We believe in the resurrection of both the saved and the lost; the saved unto the resurrection of eternal life in the presence of our Lord, and the lost unto the resurrection of damnation and eternal punishment. (Matthew 25:46, Mark 9:43-48)

We believe in the spiritual unity of believers in our Lord Jesus Christ and that all true believers are members of His body, the Church, which has the duty to preach the Gospel to every person. (Ephesians 1:22-23, Ephesians 2:22)
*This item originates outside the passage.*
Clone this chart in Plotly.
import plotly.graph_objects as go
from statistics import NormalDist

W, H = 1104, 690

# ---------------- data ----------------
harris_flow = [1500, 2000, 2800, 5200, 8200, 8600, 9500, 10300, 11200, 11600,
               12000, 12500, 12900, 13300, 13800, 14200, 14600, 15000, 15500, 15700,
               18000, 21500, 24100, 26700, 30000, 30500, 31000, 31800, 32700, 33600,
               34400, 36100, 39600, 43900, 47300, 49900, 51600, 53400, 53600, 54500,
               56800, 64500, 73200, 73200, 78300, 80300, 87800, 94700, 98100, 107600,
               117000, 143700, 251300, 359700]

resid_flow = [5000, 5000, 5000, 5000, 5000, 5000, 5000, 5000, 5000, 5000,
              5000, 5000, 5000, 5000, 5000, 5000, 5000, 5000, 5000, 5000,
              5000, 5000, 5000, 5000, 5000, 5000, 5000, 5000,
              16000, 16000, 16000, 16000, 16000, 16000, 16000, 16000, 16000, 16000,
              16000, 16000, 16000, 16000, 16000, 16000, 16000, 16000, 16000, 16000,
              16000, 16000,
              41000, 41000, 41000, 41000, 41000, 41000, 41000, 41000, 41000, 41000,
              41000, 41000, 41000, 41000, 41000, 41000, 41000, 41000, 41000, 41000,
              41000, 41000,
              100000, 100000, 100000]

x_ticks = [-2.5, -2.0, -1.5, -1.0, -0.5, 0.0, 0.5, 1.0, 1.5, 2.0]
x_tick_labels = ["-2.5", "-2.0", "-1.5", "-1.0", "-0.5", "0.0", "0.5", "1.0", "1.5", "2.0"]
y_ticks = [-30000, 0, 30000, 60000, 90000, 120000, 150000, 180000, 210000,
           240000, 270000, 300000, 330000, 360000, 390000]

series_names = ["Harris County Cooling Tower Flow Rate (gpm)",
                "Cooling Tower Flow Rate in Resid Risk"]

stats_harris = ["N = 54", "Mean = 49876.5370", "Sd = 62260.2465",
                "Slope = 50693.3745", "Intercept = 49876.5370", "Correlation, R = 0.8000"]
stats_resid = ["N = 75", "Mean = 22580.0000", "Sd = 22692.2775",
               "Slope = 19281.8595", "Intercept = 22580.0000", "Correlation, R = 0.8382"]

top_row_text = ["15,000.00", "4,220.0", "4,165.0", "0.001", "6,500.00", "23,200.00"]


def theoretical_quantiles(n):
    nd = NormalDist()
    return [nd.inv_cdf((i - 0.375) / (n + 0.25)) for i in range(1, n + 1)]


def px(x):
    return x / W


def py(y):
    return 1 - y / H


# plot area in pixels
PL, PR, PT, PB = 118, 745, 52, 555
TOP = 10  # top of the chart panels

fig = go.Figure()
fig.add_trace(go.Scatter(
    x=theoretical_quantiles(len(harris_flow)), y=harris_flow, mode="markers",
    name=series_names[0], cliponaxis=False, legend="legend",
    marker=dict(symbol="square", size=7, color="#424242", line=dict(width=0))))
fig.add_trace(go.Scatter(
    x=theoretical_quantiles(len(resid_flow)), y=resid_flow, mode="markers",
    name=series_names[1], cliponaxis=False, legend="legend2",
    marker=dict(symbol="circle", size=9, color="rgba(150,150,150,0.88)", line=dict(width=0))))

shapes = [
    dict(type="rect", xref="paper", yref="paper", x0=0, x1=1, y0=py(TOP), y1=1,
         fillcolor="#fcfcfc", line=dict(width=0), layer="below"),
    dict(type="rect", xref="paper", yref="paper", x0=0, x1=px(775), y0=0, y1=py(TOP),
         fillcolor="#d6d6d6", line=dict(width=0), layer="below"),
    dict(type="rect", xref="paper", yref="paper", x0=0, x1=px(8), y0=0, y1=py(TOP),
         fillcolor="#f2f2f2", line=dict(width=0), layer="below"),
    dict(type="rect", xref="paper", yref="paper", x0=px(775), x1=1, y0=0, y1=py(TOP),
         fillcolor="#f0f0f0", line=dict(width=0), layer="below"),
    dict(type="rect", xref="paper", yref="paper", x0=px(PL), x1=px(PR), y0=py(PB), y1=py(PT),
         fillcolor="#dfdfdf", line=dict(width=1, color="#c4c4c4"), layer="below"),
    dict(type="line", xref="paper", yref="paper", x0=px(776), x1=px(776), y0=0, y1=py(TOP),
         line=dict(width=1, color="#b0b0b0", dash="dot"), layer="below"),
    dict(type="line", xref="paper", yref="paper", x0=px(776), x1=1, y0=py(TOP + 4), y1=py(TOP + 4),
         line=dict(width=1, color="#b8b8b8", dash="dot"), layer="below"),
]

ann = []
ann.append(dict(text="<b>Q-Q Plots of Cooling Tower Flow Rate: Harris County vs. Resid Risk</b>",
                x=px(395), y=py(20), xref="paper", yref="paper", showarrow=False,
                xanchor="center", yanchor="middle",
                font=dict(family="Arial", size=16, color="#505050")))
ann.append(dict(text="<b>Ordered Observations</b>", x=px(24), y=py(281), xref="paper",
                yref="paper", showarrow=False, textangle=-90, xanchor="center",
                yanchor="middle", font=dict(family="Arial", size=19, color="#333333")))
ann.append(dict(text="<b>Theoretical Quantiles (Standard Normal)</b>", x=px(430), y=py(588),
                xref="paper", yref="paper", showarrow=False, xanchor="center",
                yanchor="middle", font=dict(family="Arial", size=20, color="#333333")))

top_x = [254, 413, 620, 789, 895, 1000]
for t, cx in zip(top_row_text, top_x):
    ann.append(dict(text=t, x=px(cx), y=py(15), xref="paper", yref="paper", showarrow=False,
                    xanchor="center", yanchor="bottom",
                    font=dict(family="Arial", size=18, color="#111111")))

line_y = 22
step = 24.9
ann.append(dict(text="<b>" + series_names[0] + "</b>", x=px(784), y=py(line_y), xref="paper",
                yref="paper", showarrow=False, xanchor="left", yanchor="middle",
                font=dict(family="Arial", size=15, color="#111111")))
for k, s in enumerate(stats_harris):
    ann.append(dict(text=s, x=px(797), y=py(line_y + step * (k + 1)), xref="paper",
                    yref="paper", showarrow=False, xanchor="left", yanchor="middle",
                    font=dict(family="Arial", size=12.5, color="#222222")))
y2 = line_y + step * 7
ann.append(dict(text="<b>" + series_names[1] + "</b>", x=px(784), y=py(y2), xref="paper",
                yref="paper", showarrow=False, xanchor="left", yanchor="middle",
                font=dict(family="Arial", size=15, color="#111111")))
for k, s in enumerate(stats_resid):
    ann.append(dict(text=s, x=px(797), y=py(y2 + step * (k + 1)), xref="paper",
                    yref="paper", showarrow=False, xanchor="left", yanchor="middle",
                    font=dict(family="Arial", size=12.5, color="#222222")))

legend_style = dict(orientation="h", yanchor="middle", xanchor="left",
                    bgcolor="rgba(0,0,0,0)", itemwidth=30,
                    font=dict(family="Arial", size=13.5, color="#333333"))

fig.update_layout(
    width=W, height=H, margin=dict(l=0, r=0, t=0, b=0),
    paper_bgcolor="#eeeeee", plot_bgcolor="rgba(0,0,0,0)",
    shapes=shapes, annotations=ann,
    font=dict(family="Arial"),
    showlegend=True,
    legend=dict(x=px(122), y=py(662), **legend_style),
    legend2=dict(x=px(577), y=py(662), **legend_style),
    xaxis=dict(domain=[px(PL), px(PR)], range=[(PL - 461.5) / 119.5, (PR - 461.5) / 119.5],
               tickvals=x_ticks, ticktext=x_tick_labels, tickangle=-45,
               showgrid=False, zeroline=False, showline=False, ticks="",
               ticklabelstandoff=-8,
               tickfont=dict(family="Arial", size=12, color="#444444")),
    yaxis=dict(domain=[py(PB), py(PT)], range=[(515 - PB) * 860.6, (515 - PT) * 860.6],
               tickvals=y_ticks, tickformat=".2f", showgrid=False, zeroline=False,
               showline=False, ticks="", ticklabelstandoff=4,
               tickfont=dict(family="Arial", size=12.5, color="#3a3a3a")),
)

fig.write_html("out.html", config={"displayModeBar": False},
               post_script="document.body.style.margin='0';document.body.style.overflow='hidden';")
We believe that we must dedicate ourselves to prayer, to the service of our Lord, to His authority over our lives, and to the ministry of teaching, preaching, the prophetic, the apostolic, and evangelism. (Ephesians 4:11-13)
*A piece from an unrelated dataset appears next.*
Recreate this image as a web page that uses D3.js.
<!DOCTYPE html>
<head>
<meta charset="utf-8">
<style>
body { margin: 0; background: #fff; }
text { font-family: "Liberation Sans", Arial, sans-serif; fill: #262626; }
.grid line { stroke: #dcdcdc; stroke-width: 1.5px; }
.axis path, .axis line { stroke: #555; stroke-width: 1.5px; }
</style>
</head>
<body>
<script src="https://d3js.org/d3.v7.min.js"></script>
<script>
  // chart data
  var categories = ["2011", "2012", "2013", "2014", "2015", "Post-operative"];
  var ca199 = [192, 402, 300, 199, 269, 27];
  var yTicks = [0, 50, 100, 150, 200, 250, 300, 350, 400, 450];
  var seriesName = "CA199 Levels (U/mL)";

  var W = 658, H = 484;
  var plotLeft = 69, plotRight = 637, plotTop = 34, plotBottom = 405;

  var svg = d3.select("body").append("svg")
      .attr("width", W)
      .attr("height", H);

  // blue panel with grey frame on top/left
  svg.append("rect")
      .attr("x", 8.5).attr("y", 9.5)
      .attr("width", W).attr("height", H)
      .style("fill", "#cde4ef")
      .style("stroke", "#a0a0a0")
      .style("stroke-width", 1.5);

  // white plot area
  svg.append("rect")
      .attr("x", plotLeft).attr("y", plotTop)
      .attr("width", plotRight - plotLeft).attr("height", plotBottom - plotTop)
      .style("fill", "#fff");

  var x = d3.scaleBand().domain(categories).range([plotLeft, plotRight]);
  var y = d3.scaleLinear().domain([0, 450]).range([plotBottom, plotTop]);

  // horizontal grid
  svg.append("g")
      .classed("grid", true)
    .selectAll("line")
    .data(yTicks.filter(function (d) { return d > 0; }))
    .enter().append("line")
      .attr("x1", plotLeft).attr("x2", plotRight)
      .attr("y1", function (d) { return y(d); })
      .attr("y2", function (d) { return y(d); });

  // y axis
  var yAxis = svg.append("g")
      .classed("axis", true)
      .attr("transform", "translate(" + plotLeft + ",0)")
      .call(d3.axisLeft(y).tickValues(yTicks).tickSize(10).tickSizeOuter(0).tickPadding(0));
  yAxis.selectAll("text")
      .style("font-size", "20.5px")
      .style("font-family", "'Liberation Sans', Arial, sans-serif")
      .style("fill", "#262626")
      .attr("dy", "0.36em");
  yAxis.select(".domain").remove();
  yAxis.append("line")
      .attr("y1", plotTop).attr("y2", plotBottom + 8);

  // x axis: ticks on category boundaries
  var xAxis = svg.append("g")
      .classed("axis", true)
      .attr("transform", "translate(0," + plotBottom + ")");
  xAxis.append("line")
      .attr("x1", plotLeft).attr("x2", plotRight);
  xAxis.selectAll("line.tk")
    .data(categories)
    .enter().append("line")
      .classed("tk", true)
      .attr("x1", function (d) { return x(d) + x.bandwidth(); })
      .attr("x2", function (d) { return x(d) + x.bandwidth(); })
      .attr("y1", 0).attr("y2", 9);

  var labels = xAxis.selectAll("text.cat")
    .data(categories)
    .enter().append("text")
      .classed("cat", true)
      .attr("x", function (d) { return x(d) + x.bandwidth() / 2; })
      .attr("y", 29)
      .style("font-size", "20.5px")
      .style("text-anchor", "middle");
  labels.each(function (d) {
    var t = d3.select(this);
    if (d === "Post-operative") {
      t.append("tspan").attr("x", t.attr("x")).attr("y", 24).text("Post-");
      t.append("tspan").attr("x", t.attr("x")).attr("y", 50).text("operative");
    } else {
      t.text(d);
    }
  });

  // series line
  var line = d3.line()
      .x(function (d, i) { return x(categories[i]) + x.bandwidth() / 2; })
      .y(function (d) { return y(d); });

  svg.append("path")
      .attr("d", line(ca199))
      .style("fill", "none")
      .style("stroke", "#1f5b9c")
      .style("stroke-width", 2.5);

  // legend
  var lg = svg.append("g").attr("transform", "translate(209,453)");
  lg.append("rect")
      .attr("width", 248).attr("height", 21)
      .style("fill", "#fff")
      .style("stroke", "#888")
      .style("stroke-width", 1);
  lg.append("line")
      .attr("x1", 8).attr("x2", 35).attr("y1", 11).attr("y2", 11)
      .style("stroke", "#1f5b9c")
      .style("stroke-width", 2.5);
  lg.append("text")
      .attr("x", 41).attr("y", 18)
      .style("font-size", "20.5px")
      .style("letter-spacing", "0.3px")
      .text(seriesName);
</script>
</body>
We believe in upholding the ordinances of the church of water baptism and holy communion.

The ordinance of baptism by immersion is commanded by the Scriptures. All who repent and believe in Christ as Savior and Lord are to be baptized. Thus, they declare to the world that they have died with Christ and that they also have been raised with Him to walk in newness of life. (Matthew 28:19, Mark 16:16, Acts 10:47,48, Romans 6:4)

The Lord’s Supper, consisting of the elements—bread and the fruit of the vine—, is the symbol expressing our sharing the divine nature of our Lord Jesus Christ (2 Peter 1:4), a memorial of His suffering and death (1 Corinthians 11:26), and a prophecy of His second coming (1 Corinthians 11:26), and is enjoined on all believers “till He comes!”